■ **EXERCISE DESCRIPTION**
Below are some records: retype them all exactly, but not the pictures.

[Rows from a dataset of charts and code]

_ _ _ _

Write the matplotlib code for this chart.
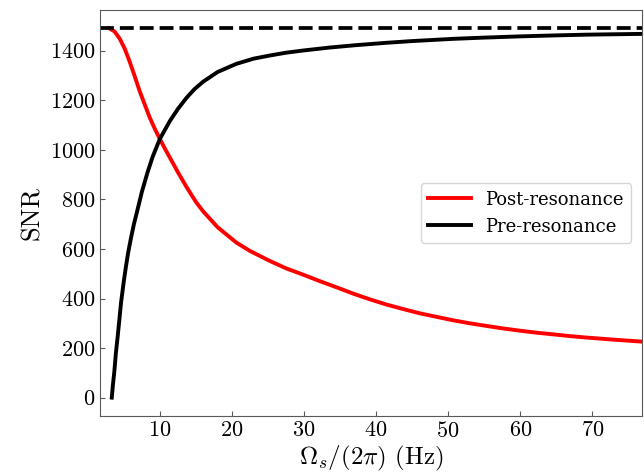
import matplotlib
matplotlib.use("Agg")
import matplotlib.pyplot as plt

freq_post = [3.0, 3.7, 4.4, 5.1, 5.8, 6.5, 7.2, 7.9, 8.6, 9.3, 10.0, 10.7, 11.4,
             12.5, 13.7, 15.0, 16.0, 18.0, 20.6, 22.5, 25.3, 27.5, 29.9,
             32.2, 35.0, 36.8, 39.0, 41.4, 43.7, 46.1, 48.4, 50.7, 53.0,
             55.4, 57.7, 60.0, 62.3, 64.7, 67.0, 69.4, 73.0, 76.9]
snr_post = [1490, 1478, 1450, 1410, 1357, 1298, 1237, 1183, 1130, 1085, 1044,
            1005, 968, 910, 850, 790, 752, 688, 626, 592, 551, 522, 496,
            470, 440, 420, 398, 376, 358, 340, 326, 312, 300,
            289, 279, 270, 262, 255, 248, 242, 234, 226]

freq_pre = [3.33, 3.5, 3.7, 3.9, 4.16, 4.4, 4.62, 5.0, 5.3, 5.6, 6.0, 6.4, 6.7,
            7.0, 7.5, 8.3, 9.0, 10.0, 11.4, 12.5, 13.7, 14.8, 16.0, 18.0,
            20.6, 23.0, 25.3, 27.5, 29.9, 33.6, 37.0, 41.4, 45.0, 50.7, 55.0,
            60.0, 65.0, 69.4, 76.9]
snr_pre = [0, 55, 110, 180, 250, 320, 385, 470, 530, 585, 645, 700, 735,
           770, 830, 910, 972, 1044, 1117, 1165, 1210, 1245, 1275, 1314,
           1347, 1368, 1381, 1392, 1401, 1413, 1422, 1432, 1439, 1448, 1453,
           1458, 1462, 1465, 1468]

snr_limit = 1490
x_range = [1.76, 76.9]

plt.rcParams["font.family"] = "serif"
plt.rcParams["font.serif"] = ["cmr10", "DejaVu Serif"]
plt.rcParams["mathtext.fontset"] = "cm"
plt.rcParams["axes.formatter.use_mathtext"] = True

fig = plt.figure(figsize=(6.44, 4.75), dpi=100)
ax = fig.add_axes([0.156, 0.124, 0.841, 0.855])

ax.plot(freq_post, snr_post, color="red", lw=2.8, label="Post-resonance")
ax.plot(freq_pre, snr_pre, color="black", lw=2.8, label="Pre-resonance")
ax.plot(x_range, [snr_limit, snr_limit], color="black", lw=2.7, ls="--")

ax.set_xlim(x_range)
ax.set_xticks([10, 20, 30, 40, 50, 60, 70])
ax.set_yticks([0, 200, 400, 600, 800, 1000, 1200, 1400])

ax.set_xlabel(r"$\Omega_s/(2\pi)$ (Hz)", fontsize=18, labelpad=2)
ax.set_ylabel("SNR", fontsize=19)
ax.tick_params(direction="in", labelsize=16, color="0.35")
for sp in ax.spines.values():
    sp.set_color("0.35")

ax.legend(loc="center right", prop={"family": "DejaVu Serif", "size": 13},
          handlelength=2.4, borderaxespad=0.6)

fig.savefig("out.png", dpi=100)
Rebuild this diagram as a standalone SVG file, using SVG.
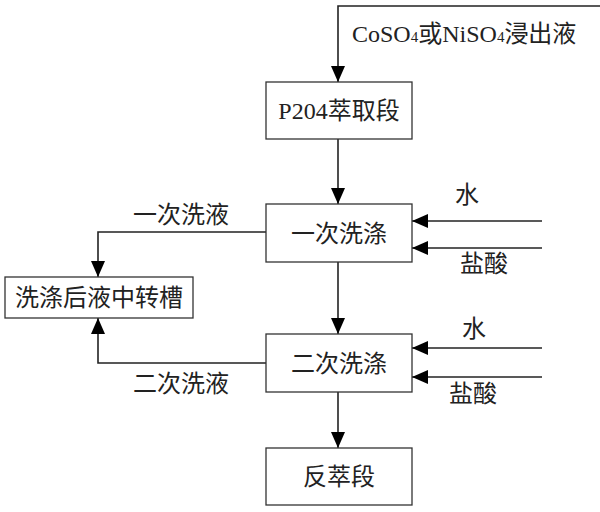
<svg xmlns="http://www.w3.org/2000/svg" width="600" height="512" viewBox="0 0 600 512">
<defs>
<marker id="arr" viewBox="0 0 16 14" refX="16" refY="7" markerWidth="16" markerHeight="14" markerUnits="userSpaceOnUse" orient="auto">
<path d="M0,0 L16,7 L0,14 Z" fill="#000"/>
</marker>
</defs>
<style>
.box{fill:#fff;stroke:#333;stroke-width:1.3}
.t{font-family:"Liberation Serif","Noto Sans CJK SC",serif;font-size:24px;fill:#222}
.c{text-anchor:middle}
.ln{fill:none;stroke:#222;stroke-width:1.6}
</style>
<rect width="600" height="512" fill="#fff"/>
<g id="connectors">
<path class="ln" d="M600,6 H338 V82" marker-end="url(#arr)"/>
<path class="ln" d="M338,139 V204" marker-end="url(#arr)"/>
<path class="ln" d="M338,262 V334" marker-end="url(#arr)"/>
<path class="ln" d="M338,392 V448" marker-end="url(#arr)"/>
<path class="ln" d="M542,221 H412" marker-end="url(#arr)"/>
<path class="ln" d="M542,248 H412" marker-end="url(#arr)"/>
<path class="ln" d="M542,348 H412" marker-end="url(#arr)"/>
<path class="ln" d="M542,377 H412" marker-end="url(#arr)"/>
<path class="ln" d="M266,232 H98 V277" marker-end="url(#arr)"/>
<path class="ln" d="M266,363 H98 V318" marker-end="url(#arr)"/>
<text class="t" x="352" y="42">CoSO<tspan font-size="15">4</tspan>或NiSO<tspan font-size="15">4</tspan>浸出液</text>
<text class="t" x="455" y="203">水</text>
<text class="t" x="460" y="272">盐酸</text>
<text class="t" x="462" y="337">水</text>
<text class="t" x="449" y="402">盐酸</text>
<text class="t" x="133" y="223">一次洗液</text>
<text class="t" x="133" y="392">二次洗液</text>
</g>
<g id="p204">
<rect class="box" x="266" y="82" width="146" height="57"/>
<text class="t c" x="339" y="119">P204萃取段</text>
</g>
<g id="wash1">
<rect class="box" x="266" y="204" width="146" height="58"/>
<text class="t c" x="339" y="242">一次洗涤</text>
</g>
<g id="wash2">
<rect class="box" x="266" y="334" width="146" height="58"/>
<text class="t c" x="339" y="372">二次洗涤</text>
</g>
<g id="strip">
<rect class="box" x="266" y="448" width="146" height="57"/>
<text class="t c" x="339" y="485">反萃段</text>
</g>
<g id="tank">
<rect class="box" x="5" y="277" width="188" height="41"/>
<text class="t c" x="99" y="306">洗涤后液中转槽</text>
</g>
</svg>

_ _ _ _

■ **WRITTEN REPLY**
Write the matplotlib code for this chart.
import matplotlib
matplotlib.use("Agg")
import matplotlib.pyplot as plt

freq_post = [3.0, 3.7, 4.4, 5.1, 5.8, 6.5, 7.2, 7.9, 8.6, 9.3, 10.0, 10.7, 11.4,
             12.5, 13.7, 15.0, 16.0, 18.0, 20.6, 22.5, 25.3, 27.5, 29.9,
             32.2, 35.0, 36.8, 39.0, 41.4, 43.7, 46.1, 48.4, 50.7, 53.0,
             55.4, 57.7, 60.0, 62.3, 64.7, 67.0, 69.4, 73.0, 76.9]
snr_post = [1490, 1478, 1450, 1410, 1357, 1298, 1237, 1183, 1130, 1085, 1044,
            1005, 968, 910, 850, 790, 752, 688, 626, 592, 551, 522, 496,
            470, 440, 420, 398, 376, 358, 340, 326, 312, 300,
            289, 279, 270, 262, 255, 248, 242, 234, 226]

freq_pre = [3.33, 3.5, 3.7, 3.9, 4.16, 4.4, 4.62, 5.0, 5.3, 5.6, 6.0, 6.4, 6.7,
            7.0, 7.5, 8.3, 9.0, 10.0, 11.4, 12.5, 13.7, 14.8, 16.0, 18.0,
            20.6, 23.0, 25.3, 27.5, 29.9, 33.6, 37.0, 41.4, 45.0, 50.7, 55.0,
            60.0, 65.0, 69.4, 76.9]
snr_pre = [0, 55, 110, 180, 250, 320, 385, 470, 530, 585, 645, 700, 735,
           770, 830, 910, 972, 1044, 1117, 1165, 1210, 1245, 1275, 1314,
           1347, 1368, 1381, 1392, 1401, 1413, 1422, 1432, 1439, 1448, 1453,
           1458, 1462, 1465, 1468]

snr_limit = 1490
x_range = [1.76, 76.9]

plt.rcParams["font.family"] = "serif"
plt.rcParams["font.serif"] = ["cmr10", "DejaVu Serif"]
plt.rcParams["mathtext.fontset"] = "cm"
plt.rcParams["axes.formatter.use_mathtext"] = True

fig = plt.figure(figsize=(6.44, 4.75), dpi=100)
ax = fig.add_axes([0.156, 0.124, 0.841, 0.855])

ax.plot(freq_post, snr_post, color="red", lw=2.8, label="Post-resonance")
ax.plot(freq_pre, snr_pre, color="black", lw=2.8, label="Pre-resonance")
ax.plot(x_range, [snr_limit, snr_limit], color="black", lw=2.7, ls="--")

ax.set_xlim(x_range)
ax.set_xticks([10, 20, 30, 40, 50, 60, 70])
ax.set_yticks([0, 200, 400, 600, 800, 1000, 1200, 1400])

ax.set_xlabel(r"$\Omega_s/(2\pi)$ (Hz)", fontsize=18, labelpad=2)
ax.set_ylabel("SNR", fontsize=19)
ax.tick_params(direction="in", labelsize=16, color="0.35")
for sp in ax.spines.values():
    sp.set_color("0.35")

ax.legend(loc="center right", prop={"family": "DejaVu Serif", "size": 13},
          handlelength=2.4, borderaxespad=0.6)

fig.savefig("out.png", dpi=100)
Rebuild this diagram as a standalone SVG file, using SVG.
<svg xmlns="http://www.w3.org/2000/svg" width="600" height="512" viewBox="0 0 600 512">
<defs>
<marker id="arr" viewBox="0 0 16 14" refX="16" refY="7" markerWidth="16" markerHeight="14" markerUnits="userSpaceOnUse" orient="auto">
<path d="M0,0 L16,7 L0,14 Z" fill="#000"/>
</marker>
</defs>
<style>
.box{fill:#fff;stroke:#333;stroke-width:1.3}
.t{font-family:"Liberation Serif","Noto Sans CJK SC",serif;font-size:24px;fill:#222}
.c{text-anchor:middle}
.ln{fill:none;stroke:#222;stroke-width:1.6}
</style>
<rect width="600" height="512" fill="#fff"/>
<g id="connectors">
<path class="ln" d="M600,6 H338 V82" marker-end="url(#arr)"/>
<path class="ln" d="M338,139 V204" marker-end="url(#arr)"/>
<path class="ln" d="M338,262 V334" marker-end="url(#arr)"/>
<path class="ln" d="M338,392 V448" marker-end="url(#arr)"/>
<path class="ln" d="M542,221 H412" marker-end="url(#arr)"/>
<path class="ln" d="M542,248 H412" marker-end="url(#arr)"/>
<path class="ln" d="M542,348 H412" marker-end="url(#arr)"/>
<path class="ln" d="M542,377 H412" marker-end="url(#arr)"/>
<path class="ln" d="M266,232 H98 V277" marker-end="url(#arr)"/>
<path class="ln" d="M266,363 H98 V318" marker-end="url(#arr)"/>
<text class="t" x="352" y="42">CoSO<tspan font-size="15">4</tspan>或NiSO<tspan font-size="15">4</tspan>浸出液</text>
<text class="t" x="455" y="203">水</text>
<text class="t" x="460" y="272">盐酸</text>
<text class="t" x="462" y="337">水</text>
<text class="t" x="449" y="402">盐酸</text>
<text class="t" x="133" y="223">一次洗液</text>
<text class="t" x="133" y="392">二次洗液</text>
</g>
<g id="p204">
<rect class="box" x="266" y="82" width="146" height="57"/>
<text class="t c" x="339" y="119">P204萃取段</text>
</g>
<g id="wash1">
<rect class="box" x="266" y="204" width="146" height="58"/>
<text class="t c" x="339" y="242">一次洗涤</text>
</g>
<g id="wash2">
<rect class="box" x="266" y="334" width="146" height="58"/>
<text class="t c" x="339" y="372">二次洗涤</text>
</g>
<g id="strip">
<rect class="box" x="266" y="448" width="146" height="57"/>
<text class="t c" x="339" y="485">反萃段</text>
</g>
<g id="tank">
<rect class="box" x="5" y="277" width="188" height="41"/>
<text class="t c" x="99" y="306">洗涤后液中转槽</text>
</g>
</svg>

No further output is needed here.